-- START OF Exercise material --
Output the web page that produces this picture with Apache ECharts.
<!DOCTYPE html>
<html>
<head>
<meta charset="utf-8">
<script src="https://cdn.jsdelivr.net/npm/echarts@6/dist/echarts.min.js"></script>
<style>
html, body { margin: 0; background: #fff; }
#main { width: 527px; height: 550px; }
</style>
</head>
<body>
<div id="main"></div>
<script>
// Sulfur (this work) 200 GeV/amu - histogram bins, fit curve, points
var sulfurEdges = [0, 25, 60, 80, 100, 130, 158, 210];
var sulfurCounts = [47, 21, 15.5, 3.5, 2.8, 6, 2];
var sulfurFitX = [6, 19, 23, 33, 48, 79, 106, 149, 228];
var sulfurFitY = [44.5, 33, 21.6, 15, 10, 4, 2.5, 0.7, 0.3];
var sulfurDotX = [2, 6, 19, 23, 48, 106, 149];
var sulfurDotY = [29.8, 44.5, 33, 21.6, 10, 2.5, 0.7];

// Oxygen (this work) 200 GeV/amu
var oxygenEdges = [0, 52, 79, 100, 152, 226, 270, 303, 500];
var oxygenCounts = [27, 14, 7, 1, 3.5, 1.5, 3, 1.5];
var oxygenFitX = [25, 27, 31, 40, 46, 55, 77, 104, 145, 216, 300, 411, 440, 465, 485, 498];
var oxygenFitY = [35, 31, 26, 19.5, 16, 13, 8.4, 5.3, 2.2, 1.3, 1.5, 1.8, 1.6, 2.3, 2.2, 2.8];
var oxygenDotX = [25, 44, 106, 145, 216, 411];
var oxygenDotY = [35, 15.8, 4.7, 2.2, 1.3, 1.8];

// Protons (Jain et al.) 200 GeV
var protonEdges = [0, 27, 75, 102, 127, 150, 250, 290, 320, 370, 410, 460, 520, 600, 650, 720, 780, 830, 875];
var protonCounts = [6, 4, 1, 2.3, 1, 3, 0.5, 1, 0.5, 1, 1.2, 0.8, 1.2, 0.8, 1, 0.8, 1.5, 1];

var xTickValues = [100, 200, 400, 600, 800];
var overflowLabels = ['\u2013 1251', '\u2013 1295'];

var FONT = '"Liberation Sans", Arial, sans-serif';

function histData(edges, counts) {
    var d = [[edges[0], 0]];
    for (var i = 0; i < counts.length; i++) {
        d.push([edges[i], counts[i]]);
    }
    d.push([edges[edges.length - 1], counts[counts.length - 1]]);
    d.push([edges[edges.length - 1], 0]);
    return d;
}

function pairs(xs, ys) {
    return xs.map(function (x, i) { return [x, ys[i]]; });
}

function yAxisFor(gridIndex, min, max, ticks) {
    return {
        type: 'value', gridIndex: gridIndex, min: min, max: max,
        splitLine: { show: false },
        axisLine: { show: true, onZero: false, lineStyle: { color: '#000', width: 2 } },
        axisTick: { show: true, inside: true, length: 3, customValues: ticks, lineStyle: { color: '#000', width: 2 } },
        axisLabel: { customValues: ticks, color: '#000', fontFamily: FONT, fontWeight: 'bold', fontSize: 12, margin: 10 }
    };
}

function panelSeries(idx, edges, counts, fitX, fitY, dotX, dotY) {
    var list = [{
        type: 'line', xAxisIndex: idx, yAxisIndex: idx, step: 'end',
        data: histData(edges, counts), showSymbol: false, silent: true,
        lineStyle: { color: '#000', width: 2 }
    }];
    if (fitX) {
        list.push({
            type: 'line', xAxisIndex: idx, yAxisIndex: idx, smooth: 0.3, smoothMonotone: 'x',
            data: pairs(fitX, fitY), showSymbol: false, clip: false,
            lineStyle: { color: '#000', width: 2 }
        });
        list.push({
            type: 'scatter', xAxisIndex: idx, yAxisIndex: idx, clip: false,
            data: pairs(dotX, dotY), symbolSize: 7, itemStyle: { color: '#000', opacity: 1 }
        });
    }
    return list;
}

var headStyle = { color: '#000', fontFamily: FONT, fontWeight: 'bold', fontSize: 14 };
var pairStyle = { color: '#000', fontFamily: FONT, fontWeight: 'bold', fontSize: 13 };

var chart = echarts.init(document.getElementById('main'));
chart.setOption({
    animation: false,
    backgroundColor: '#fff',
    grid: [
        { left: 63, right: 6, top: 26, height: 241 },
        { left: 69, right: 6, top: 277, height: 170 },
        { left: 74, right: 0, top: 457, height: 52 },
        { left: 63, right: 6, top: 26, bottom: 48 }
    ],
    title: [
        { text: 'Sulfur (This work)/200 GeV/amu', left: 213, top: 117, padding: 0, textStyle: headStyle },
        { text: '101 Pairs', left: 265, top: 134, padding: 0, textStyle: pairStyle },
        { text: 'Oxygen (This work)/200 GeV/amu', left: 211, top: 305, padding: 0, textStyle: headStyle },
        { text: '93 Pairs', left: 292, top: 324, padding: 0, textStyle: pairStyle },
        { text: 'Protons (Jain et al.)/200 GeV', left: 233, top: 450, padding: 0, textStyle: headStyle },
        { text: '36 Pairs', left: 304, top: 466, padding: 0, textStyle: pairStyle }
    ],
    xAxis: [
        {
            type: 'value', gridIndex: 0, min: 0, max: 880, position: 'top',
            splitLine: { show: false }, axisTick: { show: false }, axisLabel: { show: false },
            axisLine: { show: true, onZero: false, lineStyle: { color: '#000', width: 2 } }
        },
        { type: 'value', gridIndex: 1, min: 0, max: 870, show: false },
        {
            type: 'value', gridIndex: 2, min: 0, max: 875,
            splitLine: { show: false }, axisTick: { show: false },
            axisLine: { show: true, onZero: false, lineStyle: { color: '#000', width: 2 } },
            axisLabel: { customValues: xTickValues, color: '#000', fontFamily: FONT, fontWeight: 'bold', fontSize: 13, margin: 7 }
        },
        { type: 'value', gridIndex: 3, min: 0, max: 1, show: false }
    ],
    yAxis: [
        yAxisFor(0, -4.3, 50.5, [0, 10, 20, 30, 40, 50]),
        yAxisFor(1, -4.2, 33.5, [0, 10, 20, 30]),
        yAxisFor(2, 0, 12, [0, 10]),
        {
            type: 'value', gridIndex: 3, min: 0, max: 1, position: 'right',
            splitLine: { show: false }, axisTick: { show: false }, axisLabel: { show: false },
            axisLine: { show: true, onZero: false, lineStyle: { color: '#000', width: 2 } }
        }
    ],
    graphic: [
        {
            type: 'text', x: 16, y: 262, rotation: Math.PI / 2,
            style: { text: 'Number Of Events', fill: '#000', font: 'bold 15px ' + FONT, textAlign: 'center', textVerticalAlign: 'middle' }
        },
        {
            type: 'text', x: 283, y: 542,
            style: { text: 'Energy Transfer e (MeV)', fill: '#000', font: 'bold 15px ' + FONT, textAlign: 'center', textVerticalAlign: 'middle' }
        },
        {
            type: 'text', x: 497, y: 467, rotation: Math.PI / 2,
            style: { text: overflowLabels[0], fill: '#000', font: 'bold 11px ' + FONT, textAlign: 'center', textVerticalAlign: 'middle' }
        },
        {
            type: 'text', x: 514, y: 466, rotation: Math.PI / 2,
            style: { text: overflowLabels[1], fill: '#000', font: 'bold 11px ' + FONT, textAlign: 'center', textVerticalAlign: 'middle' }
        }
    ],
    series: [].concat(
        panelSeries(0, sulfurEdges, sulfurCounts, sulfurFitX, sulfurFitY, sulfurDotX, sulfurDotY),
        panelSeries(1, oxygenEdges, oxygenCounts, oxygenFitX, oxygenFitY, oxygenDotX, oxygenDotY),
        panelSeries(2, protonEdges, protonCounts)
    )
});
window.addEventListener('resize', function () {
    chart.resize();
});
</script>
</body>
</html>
-- END OF Exercise material --
-- START OF Exercise material --
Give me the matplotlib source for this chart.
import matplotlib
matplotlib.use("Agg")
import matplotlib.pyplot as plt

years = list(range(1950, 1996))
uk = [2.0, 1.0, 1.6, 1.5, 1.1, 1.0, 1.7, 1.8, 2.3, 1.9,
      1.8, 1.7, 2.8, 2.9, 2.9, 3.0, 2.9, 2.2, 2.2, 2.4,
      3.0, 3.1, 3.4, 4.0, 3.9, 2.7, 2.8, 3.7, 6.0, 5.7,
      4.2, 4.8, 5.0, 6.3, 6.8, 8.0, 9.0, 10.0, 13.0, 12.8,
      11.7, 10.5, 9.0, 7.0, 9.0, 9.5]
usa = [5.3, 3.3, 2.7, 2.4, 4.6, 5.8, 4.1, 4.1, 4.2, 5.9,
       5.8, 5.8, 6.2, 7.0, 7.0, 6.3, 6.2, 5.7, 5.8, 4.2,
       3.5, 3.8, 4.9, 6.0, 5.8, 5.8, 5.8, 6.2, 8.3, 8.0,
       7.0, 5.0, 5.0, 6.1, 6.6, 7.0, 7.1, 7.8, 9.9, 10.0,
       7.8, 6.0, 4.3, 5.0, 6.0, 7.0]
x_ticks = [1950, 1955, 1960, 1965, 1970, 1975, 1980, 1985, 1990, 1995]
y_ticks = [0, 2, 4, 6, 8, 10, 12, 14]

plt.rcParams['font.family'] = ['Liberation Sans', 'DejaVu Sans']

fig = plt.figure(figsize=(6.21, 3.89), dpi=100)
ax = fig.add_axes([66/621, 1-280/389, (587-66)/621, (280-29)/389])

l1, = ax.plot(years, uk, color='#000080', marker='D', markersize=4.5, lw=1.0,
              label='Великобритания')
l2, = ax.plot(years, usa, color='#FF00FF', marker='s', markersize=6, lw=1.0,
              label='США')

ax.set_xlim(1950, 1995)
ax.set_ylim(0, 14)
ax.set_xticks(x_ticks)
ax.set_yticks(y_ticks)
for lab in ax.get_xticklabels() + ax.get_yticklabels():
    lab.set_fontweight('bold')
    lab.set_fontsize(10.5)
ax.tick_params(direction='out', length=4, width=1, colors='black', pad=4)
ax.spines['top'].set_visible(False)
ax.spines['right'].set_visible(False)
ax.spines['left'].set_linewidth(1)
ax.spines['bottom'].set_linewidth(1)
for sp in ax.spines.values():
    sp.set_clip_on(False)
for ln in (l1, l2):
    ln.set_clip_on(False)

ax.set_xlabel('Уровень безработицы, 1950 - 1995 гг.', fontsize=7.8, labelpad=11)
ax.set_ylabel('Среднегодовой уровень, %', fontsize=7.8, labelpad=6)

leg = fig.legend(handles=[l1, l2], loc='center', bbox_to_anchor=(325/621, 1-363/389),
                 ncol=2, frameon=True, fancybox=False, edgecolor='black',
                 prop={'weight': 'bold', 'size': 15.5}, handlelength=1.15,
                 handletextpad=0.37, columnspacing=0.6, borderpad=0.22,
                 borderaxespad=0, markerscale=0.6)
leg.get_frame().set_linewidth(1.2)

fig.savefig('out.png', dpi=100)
-- END OF Exercise material --
● **Exercise task**
Within the listing above, give again exactly every line from the line with "Give me the matplotlib source for this chart." through the line with "уровень, %', fontsize=7.8, labelpad=6)", both included, and no other line.

● **Answer for the task**
Give me the matplotlib source for this chart.
import matplotlib
matplotlib.use("Agg")
import matplotlib.pyplot as plt

years = list(range(1950, 1996))
uk = [2.0, 1.0, 1.6, 1.5, 1.1, 1.0, 1.7, 1.8, 2.3, 1.9,
      1.8, 1.7, 2.8, 2.9, 2.9, 3.0, 2.9, 2.2, 2.2, 2.4,
      3.0, 3.1, 3.4, 4.0, 3.9, 2.7, 2.8, 3.7, 6.0, 5.7,
      4.2, 4.8, 5.0, 6.3, 6.8, 8.0, 9.0, 10.0, 13.0, 12.8,
      11.7, 10.5, 9.0, 7.0, 9.0, 9.5]
usa = [5.3, 3.3, 2.7, 2.4, 4.6, 5.8, 4.1, 4.1, 4.2, 5.9,
       5.8, 5.8, 6.2, 7.0, 7.0, 6.3, 6.2, 5.7, 5.8, 4.2,
       3.5, 3.8, 4.9, 6.0, 5.8, 5.8, 5.8, 6.2, 8.3, 8.0,
       7.0, 5.0, 5.0, 6.1, 6.6, 7.0, 7.1, 7.8, 9.9, 10.0,
       7.8, 6.0, 4.3, 5.0, 6.0, 7.0]
x_ticks = [1950, 1955, 1960, 1965, 1970, 1975, 1980, 1985, 1990, 1995]
y_ticks = [0, 2, 4, 6, 8, 10, 12, 14]

plt.rcParams['font.family'] = ['Liberation Sans', 'DejaVu Sans']

fig = plt.figure(figsize=(6.21, 3.89), dpi=100)
ax = fig.add_axes([66/621, 1-280/389, (587-66)/621, (280-29)/389])

l1, = ax.plot(years, uk, color='#000080', marker='D', markersize=4.5, lw=1.0,
              label='Великобритания')
l2, = ax.plot(years, usa, color='#FF00FF', marker='s', markersize=6, lw=1.0,
              label='США')

ax.set_xlim(1950, 1995)
ax.set_ylim(0, 14)
ax.set_xticks(x_ticks)
ax.set_yticks(y_ticks)
for lab in ax.get_xticklabels() + ax.get_yticklabels():
    lab.set_fontweight('bold')
    lab.set_fontsize(10.5)
ax.tick_params(direction='out', length=4, width=1, colors='black', pad=4)
ax.spines['top'].set_visible(False)
ax.spines['right'].set_visible(False)
ax.spines['left'].set_linewidth(1)
ax.spines['bottom'].set_linewidth(1)
for sp in ax.spines.values():
    sp.set_clip_on(False)
for ln in (l1, l2):
    ln.set_clip_on(False)

ax.set_xlabel('Уровень безработицы, 1950 - 1995 гг.', fontsize=7.8, labelpad=11)
ax.set_ylabel('Среднегодовой уровень, %', fontsize=7.8, labelpad=6)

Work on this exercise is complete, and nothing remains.